Hidden land and changing landscape: Narratives about Mount Khangchendzonga among the Lepcha and the Lhopo

This article explores contemporary ‘hidden land’ narrative constructs of Máyel Lyáng and Beyul Dremojong in Sikkim, India, as conceived by the Lepcha and the Lhopo, two ‘scheduled tribes’. Lepcha and Lhopo narratives about these hidden lands in Mount Khangchendzonga inform us about their contemporary and historical, indigenous and Buddhist contexts and the interactions between these contexts.
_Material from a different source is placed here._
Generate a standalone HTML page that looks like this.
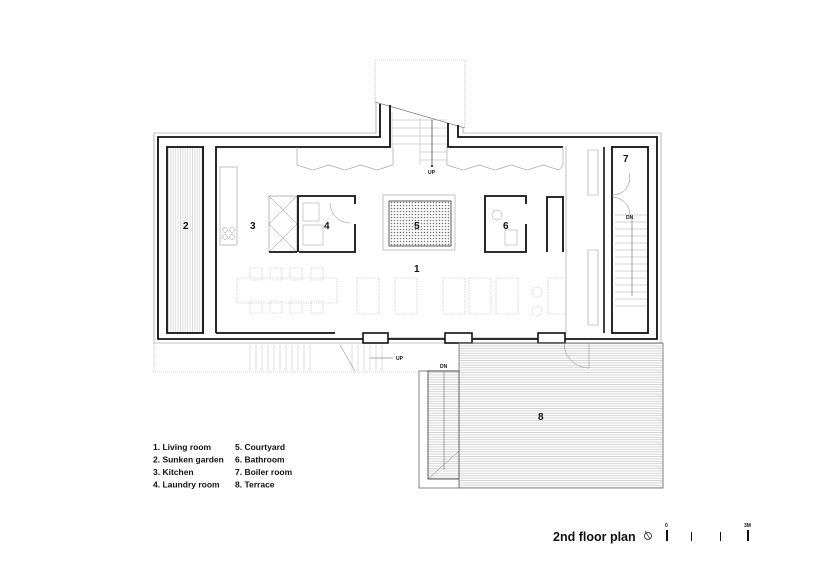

Lhopo perspectives on the hidden Beyul Dremojong echo classical Tibetan Buddhist ‘revealed treasure’ guidebooks and exist within the complex and reciprocal relationship between the Lhopo and the land they inhabit; development initiatives are understood to have caused illness and death in the Lhopo community of Tashiding, often referred to as the geographical ‘center’ of Beyul Dremojong. Contemporary Lepcha comprehensions of Máyel Lyáng, described in oral narratives within an ethnic community whose cosmology is intimately connected with Mount Khangchendzonga, today show some influence of Lhopo interpretations of Beyul Dremojong and the treasure texts; they also reflect Lepcha fears about cultural dispersion. Present-day narratives about both hidden lands reference notable political events in modern Sikkimese history (encounters with the British; the Chinese occupation of Tibet).